▶ _Exercise prompt_
Skip all pictures. Write out the data below from its first line through the line that contains "(796,0) rectangle (800,600);".

__________________________________________________

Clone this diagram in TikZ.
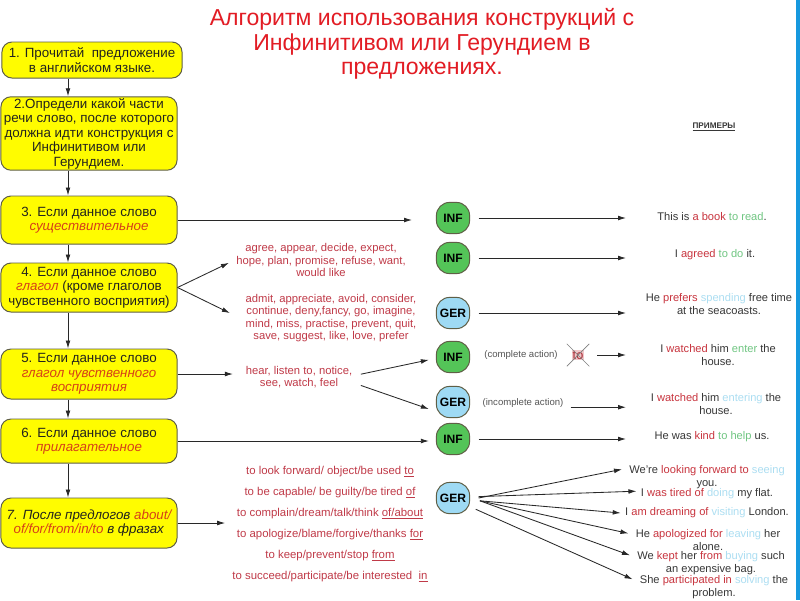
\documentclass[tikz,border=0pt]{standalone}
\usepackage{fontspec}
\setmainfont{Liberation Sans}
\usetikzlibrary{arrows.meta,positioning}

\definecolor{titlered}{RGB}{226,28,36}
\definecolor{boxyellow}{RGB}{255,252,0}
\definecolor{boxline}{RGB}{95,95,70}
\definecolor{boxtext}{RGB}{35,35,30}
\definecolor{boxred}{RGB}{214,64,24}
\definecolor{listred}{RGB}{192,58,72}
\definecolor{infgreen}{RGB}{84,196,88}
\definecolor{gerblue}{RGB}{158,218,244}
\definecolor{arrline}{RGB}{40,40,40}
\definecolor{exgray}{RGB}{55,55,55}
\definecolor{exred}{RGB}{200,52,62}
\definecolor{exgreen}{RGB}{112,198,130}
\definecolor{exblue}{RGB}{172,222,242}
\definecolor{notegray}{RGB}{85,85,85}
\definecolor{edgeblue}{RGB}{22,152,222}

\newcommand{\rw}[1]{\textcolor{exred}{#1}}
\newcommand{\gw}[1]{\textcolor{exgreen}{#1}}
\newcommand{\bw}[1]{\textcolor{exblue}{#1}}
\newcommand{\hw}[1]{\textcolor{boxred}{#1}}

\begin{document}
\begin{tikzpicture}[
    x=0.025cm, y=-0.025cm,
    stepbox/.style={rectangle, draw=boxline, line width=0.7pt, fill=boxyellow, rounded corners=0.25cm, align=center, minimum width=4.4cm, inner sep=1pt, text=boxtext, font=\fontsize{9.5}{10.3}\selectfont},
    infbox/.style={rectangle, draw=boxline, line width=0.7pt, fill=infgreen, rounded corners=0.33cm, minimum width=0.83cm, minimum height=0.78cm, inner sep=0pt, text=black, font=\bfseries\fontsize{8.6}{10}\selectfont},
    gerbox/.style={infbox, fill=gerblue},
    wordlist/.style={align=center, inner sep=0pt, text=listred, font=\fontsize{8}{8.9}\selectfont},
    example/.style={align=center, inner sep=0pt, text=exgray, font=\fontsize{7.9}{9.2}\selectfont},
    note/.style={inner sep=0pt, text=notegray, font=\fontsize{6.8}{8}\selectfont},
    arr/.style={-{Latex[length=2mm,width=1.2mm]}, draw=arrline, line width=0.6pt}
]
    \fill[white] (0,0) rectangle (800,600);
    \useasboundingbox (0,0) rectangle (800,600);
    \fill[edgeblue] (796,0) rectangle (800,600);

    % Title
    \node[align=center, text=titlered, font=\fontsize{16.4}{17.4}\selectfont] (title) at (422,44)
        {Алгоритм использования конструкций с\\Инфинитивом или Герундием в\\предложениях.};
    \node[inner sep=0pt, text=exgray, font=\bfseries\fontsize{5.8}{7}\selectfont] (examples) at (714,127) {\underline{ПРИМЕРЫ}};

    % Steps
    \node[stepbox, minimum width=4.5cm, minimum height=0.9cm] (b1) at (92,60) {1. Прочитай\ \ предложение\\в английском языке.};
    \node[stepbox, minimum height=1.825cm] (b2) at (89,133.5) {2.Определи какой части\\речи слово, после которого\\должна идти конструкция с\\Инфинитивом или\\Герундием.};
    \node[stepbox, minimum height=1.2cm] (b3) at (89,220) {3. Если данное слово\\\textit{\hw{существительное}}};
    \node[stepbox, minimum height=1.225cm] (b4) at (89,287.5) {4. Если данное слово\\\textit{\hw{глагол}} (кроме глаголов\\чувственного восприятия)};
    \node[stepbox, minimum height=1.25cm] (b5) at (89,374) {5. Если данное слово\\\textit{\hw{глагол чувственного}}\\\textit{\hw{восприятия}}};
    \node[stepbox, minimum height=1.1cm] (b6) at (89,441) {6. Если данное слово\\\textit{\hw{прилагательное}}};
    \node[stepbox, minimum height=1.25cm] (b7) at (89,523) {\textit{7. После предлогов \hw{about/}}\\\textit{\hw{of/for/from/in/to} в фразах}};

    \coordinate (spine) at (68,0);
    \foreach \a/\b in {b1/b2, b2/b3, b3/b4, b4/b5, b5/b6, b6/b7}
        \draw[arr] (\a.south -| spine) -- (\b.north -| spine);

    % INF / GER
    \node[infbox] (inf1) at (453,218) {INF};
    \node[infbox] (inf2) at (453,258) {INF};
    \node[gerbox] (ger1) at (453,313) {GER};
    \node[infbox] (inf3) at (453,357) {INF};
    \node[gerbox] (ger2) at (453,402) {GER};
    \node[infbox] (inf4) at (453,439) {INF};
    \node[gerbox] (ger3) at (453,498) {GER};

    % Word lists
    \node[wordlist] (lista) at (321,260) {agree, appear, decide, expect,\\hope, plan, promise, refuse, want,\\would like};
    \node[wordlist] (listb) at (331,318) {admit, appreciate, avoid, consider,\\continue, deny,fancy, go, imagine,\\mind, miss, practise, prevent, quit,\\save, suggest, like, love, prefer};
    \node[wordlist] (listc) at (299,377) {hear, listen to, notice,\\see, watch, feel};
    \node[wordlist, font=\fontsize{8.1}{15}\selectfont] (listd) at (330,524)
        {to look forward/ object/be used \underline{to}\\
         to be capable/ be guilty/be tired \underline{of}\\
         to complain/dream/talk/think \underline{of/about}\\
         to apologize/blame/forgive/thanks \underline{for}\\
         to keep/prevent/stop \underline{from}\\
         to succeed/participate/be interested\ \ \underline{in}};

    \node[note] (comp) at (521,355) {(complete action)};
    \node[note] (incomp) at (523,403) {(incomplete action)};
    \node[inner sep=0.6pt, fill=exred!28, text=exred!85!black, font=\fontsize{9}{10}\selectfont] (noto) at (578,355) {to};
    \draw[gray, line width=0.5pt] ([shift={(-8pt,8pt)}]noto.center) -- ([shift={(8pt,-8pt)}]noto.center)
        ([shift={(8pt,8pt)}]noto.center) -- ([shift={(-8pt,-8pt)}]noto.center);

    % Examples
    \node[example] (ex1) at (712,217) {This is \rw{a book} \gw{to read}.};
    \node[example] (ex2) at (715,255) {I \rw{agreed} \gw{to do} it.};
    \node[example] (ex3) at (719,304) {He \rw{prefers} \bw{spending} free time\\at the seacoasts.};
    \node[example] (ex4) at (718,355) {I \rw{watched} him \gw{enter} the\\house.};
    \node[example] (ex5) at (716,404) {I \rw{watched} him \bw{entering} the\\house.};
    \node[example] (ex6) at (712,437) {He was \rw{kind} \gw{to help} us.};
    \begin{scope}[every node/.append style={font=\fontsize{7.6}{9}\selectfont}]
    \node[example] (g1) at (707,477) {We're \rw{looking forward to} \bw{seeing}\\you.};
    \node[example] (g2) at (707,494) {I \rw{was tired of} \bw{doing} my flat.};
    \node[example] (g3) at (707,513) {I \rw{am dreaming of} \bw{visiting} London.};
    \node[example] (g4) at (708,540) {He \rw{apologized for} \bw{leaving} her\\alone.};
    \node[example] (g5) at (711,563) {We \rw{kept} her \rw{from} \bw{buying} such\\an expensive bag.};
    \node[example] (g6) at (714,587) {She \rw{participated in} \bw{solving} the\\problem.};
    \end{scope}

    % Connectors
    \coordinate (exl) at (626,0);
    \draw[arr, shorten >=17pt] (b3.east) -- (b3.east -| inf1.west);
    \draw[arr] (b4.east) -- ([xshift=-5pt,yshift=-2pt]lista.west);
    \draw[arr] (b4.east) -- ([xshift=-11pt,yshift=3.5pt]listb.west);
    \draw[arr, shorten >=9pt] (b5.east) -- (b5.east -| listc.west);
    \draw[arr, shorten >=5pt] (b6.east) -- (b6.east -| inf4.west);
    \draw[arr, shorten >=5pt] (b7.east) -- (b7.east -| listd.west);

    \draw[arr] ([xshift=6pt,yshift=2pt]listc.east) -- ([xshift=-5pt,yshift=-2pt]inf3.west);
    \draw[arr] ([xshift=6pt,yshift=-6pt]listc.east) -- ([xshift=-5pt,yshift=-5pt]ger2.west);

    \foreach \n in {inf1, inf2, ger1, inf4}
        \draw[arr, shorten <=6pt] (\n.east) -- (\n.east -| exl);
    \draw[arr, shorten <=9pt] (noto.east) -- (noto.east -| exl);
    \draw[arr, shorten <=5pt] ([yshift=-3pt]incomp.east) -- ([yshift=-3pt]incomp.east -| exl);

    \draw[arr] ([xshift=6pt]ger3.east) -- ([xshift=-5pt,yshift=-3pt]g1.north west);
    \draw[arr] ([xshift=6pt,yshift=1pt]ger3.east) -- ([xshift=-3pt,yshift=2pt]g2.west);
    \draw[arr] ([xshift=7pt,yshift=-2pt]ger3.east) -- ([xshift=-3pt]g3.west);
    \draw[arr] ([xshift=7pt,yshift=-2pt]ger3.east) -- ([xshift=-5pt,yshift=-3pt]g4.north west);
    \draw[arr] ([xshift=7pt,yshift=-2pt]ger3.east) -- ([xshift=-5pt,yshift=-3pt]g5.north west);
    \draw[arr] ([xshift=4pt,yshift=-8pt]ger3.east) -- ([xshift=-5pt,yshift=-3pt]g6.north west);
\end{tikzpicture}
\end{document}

__________________________________________________

▶ _Expected output_
Clone this diagram in TikZ.
\documentclass[tikz,border=0pt]{standalone}
\usepackage{fontspec}
\setmainfont{Liberation Sans}
\usetikzlibrary{arrows.meta,positioning}

\definecolor{titlered}{RGB}{226,28,36}
\definecolor{boxyellow}{RGB}{255,252,0}
\definecolor{boxline}{RGB}{95,95,70}
\definecolor{boxtext}{RGB}{35,35,30}
\definecolor{boxred}{RGB}{214,64,24}
\definecolor{listred}{RGB}{192,58,72}
\definecolor{infgreen}{RGB}{84,196,88}
\definecolor{gerblue}{RGB}{158,218,244}
\definecolor{arrline}{RGB}{40,40,40}
\definecolor{exgray}{RGB}{55,55,55}
\definecolor{exred}{RGB}{200,52,62}
\definecolor{exgreen}{RGB}{112,198,130}
\definecolor{exblue}{RGB}{172,222,242}
\definecolor{notegray}{RGB}{85,85,85}
\definecolor{edgeblue}{RGB}{22,152,222}

\newcommand{\rw}[1]{\textcolor{exred}{#1}}
\newcommand{\gw}[1]{\textcolor{exgreen}{#1}}
\newcommand{\bw}[1]{\textcolor{exblue}{#1}}
\newcommand{\hw}[1]{\textcolor{boxred}{#1}}

\begin{document}
\begin{tikzpicture}[
    x=0.025cm, y=-0.025cm,
    stepbox/.style={rectangle, draw=boxline, line width=0.7pt, fill=boxyellow, rounded corners=0.25cm, align=center, minimum width=4.4cm, inner sep=1pt, text=boxtext, font=\fontsize{9.5}{10.3}\selectfont},
    infbox/.style={rectangle, draw=boxline, line width=0.7pt, fill=infgreen, rounded corners=0.33cm, minimum width=0.83cm, minimum height=0.78cm, inner sep=0pt, text=black, font=\bfseries\fontsize{8.6}{10}\selectfont},
    gerbox/.style={infbox, fill=gerblue},
    wordlist/.style={align=center, inner sep=0pt, text=listred, font=\fontsize{8}{8.9}\selectfont},
    example/.style={align=center, inner sep=0pt, text=exgray, font=\fontsize{7.9}{9.2}\selectfont},
    note/.style={inner sep=0pt, text=notegray, font=\fontsize{6.8}{8}\selectfont},
    arr/.style={-{Latex[length=2mm,width=1.2mm]}, draw=arrline, line width=0.6pt}
]
    \fill[white] (0,0) rectangle (800,600);
    \useasboundingbox (0,0) rectangle (800,600);
    \fill[edgeblue] (796,0) rectangle (800,600);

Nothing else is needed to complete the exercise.